begin LISTED ENTRIES

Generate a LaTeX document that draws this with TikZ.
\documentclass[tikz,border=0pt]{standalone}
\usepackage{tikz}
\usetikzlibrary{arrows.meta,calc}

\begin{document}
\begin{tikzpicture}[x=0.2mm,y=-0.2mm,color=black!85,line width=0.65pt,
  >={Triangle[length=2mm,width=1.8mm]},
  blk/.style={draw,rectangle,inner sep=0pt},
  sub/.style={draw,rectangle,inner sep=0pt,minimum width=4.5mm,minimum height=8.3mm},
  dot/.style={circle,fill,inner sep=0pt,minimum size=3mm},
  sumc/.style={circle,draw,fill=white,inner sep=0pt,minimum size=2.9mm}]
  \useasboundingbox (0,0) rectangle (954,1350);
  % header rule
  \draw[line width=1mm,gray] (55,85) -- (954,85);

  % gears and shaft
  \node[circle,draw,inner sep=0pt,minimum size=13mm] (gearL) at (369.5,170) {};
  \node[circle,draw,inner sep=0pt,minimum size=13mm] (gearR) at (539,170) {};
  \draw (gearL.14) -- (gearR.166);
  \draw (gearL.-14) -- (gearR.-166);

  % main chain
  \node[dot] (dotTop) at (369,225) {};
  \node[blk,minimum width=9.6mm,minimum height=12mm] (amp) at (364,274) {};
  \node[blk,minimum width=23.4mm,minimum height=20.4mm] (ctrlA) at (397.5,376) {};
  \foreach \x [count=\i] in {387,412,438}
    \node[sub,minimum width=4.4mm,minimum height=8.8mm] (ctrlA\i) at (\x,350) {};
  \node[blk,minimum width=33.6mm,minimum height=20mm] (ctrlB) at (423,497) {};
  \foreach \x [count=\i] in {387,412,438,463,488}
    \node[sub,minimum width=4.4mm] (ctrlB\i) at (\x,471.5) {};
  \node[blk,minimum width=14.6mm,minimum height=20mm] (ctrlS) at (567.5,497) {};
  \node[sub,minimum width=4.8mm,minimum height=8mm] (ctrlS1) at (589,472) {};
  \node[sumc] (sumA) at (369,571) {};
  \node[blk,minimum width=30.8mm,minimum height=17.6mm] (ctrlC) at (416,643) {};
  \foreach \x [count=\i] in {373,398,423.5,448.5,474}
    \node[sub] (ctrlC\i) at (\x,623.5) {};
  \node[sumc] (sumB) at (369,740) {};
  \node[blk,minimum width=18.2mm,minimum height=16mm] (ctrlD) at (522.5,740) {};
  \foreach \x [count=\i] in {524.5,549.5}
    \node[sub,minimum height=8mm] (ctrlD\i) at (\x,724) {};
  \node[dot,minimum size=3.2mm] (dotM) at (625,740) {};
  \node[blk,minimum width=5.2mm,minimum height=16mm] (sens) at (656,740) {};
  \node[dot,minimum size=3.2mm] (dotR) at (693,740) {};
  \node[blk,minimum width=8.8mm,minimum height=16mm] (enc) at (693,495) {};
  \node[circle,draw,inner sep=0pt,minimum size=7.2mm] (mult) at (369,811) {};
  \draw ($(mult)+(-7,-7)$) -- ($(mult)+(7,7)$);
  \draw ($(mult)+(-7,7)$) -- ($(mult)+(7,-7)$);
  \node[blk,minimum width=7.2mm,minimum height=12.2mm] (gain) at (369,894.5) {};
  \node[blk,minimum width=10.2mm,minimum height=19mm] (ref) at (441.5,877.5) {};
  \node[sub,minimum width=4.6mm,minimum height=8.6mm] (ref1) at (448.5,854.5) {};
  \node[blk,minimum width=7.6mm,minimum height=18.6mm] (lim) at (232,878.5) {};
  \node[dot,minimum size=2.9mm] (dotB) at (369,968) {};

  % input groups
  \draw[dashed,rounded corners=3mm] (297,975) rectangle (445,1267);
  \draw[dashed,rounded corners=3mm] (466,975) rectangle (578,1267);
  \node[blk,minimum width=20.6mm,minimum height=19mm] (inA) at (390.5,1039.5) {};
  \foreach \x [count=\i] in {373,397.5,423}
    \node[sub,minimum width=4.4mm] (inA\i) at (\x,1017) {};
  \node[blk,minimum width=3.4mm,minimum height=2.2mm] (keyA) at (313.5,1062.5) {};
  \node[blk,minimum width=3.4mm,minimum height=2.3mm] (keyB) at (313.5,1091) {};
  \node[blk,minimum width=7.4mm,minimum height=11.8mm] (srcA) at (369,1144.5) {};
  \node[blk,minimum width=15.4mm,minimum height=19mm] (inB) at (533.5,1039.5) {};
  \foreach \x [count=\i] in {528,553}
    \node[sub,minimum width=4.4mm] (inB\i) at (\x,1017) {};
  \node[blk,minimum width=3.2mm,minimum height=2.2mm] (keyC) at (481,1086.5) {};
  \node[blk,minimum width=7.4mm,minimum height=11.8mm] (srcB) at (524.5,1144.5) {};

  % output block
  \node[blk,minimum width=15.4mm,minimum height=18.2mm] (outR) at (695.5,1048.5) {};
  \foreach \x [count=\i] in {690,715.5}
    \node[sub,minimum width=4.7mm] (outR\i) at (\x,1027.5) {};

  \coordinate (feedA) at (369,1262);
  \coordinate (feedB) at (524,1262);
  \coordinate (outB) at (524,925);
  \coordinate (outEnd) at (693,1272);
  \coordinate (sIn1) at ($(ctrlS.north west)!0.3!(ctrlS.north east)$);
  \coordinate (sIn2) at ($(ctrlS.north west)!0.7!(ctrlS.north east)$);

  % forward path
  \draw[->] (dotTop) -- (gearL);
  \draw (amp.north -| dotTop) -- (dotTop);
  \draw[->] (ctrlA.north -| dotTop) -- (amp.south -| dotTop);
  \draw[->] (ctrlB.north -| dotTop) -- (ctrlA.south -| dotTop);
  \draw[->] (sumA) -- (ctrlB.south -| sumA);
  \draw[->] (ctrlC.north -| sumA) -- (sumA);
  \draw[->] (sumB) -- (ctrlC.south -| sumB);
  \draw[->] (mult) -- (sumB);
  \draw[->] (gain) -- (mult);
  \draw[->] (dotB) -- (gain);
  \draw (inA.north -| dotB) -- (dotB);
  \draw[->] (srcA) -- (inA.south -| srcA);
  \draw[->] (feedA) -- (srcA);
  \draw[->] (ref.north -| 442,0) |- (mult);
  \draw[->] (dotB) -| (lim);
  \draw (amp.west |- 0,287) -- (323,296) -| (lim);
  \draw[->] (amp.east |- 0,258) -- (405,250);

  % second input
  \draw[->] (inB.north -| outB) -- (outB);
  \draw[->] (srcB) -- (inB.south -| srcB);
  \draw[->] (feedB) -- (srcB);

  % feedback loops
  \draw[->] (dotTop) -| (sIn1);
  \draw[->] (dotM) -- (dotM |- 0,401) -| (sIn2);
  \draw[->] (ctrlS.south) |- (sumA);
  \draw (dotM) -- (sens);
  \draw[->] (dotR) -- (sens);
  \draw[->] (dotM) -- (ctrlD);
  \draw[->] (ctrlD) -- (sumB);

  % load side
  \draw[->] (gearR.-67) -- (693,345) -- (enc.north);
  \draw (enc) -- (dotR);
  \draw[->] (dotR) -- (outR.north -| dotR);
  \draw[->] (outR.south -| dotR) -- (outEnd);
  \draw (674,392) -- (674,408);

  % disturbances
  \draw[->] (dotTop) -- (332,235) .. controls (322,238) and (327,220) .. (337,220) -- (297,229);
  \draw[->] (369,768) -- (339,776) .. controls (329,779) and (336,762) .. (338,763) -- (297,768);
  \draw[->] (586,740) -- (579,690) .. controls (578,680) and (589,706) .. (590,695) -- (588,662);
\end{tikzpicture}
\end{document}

end LISTED ENTRIES
begin LISTED ENTRIES

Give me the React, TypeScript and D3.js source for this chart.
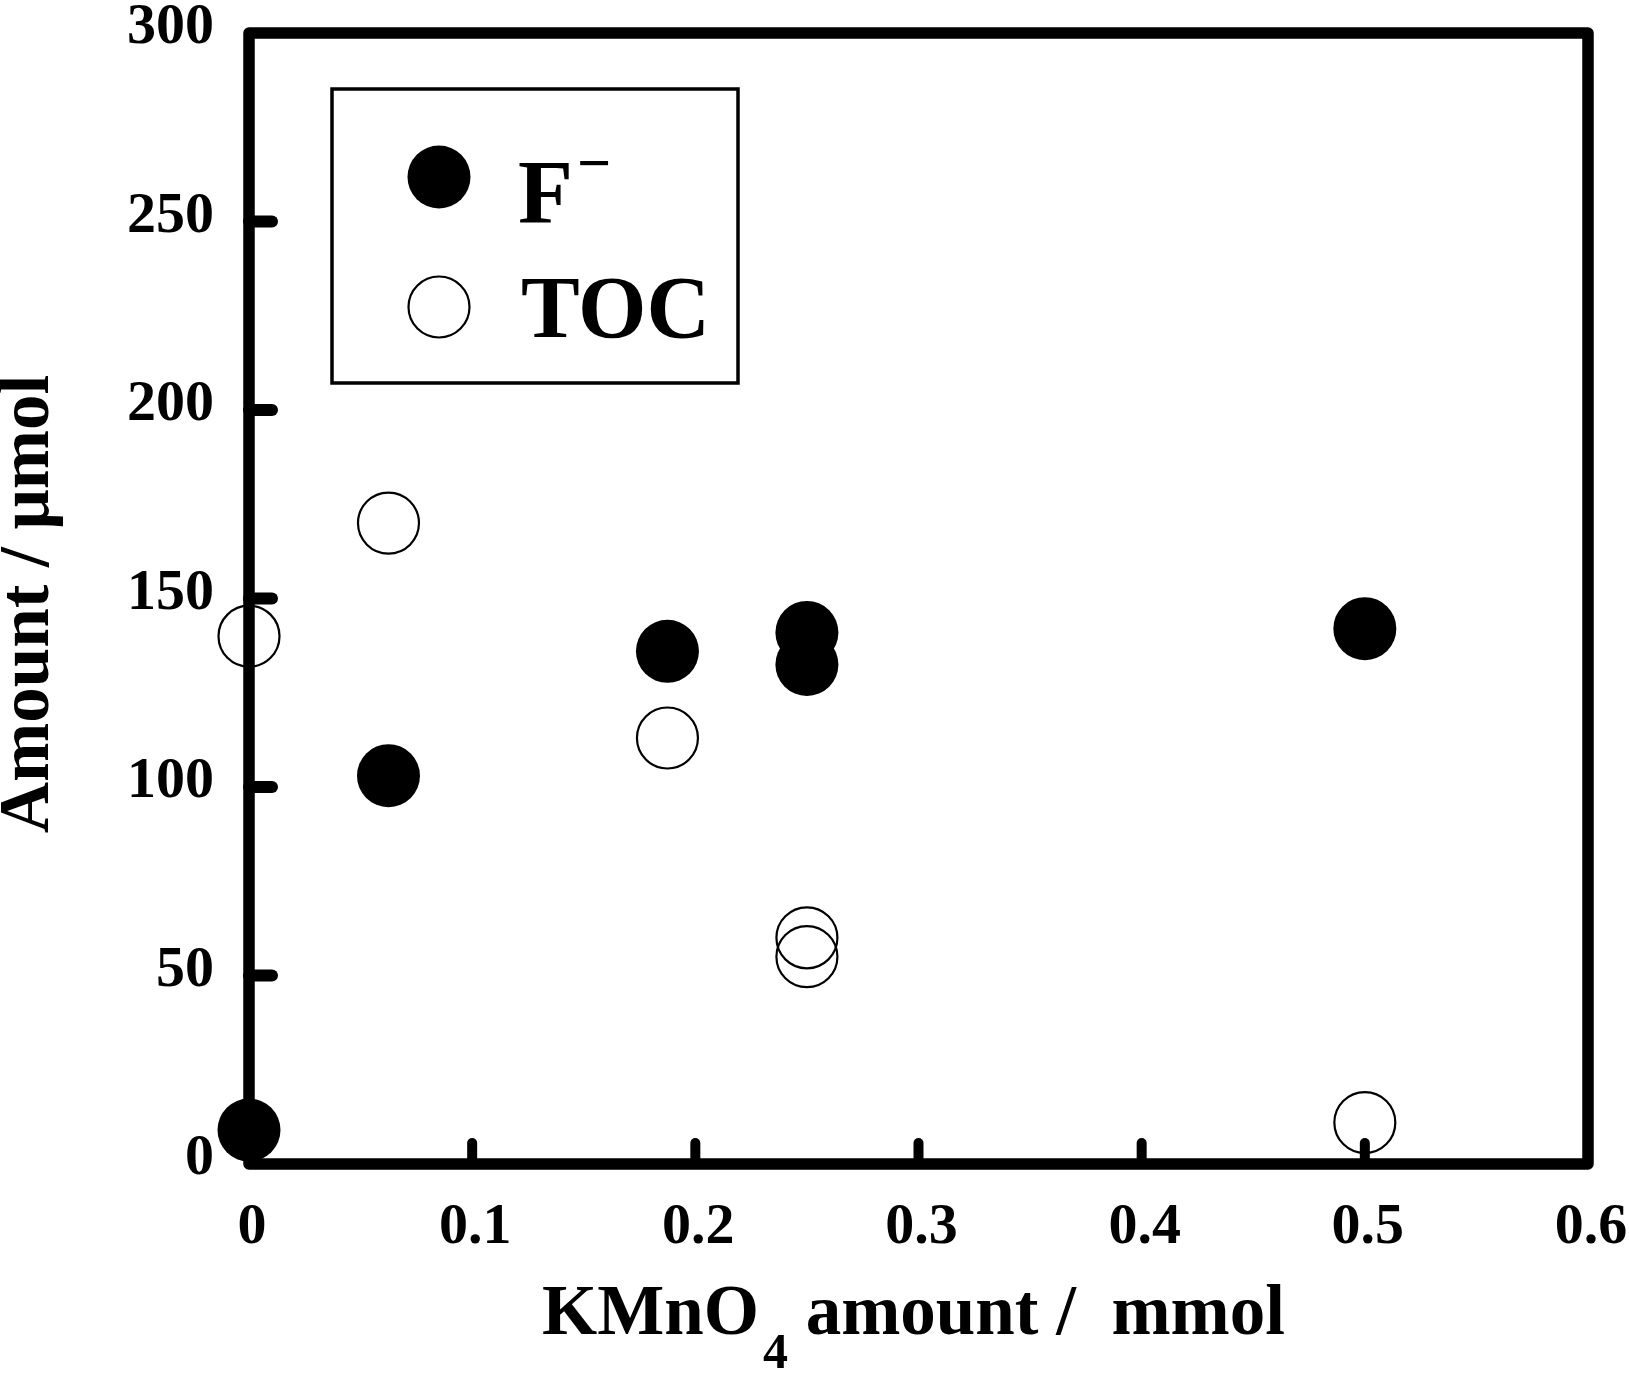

end LISTED ENTRIES

## [TASK DETAILS]
Above are the records; copy every line in them that holds the word "this".

## [SOLVED PROBLEM]
Generate a LaTeX document that draws this with TikZ.
Give me the React, TypeScript and D3.js source for this chart.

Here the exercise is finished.